Graft-derived dopaminergic innervation of the forebrain after transplantation in intact and lesioned neonatal recipients. GFP immunohistochemistry 6 weeks after transplantation. In the intact striatum, certain areas were innervated more extensively than others, giving a prominent patchy appearance throughout the structure (A). Innervation of the 6-OHDA-lesioned recipients was more extensive, resulting in a more homogenous fiber pattern throughout dorsal striatum (B). C gives an overview of GFP⁺ fiber innervation throughout the brain, illustrated schematically in coronal sections (a-e) through one of the lesioned hosts, as indicated in the sagittal drawing. D-I, Photographic examples are also given of GFP⁺ fibers in frontal cortex (D), piriform cortex (E), forceps minor (F), olfactory bulb (G), contralateral striatum and corpus callosum (H, boxed area shown at larger magnification as inset; arrowheads indicate GFP⁺ fibers in corpus callosum), and contralateral septum (I). The locations from which these images are taken are indicated in C. The image of GFP fibers in piriform cortex is taken from an animal in which the graft was placed quite ventrally, not represented in the schematic drawing. I, Cortex layer 1; III, cortex layer 3; v, ventricle. Scale bars: A, B, 1 mm; D, E, I, 200 μm; F, G, 500 μm; H, inset, 100 μm.

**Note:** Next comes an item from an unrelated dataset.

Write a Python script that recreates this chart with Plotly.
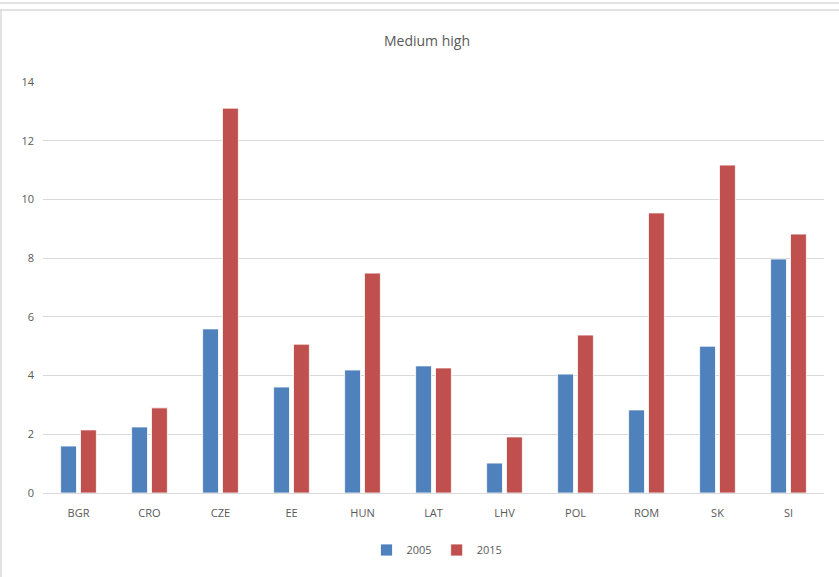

Retrograde tracing from dorsolateral striatum in VM grafted neonates. Six weeks after transplantation of wild-type VM tissue in 6-OHDA-lesioned neonates, CTB prelabeled with an Alexa-555 fluorophore was injected into the dorsolateral striatum. Immunohistochemistry for TH (A) and Girk2 (C) shows that many retrogradely labeled CTB⁺ cells (B) in the VM grafts expressed both of these proteins (D). Arrowheads in A-D identify the dopaminergic (TH⁺) cells that had incorporated the CTB tracer, located in the periphery of the graft. The boxed area is shown at higher magnification (E-H). In addition to TH⁺ cells (arrowhead), the CTB tracer was taken up by a number of TH^- cells (arrow) lying within the VM grafts (E-H). CTB staining resulting from passive diffusion of the tracer is illustrated at the injection site in the dorsolateral striatum (I) and at the level of the graft (J). g, Graft; v, ventricle. Scale bars: A-D, 200 μm; E-H, 50 μm; I, J, 500 μm.